The Fitbit step counter, disguised as a watch, was strapped to my wrist all day. I am not sure whether it fit the dress code for my new job, but no one seemed to remark on it, as it quietly counted up to, and far past, the 10,000 step mark. By the time I had finished pacing the small room, greeting families and taking their photos (which we would later try to sell back to them), the count read over 16,000.
And about 15 minutes past my shift, I was relieved of my post.
I recently got a job at a new midway attraction opening in the Boston area, working in the retail department. I spent my whole Saturday there, and was then too wiped out to go for a run.
Sunday filled up quickly with family, and rushing to be supportive after my girlfriend’s car broke down. Monday, work, and more helping with the car situation took over.

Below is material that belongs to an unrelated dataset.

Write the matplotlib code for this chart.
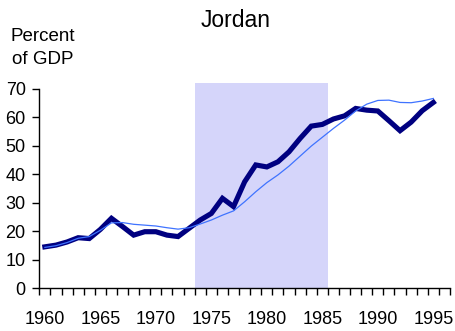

Tuesday, I was back at the attraction, and again feeling pain in my legs.
In the past week, I also read an article indicating that running may not be useful for my weight loss, and that some professionals prefer a long walk or sprints for fitness. I haven’t been able to turn up the exact piece I read, but one on Active.com (which I found while searching for the other) gives a slightly more positive light on my particular program. The notion was a little discouraging, but also made me feel pretty good about being on my feet at my new job so much.
But, my hope is that on Thursday, I will get back out to the track for a run. It still seems to hold some sort of psychological draw.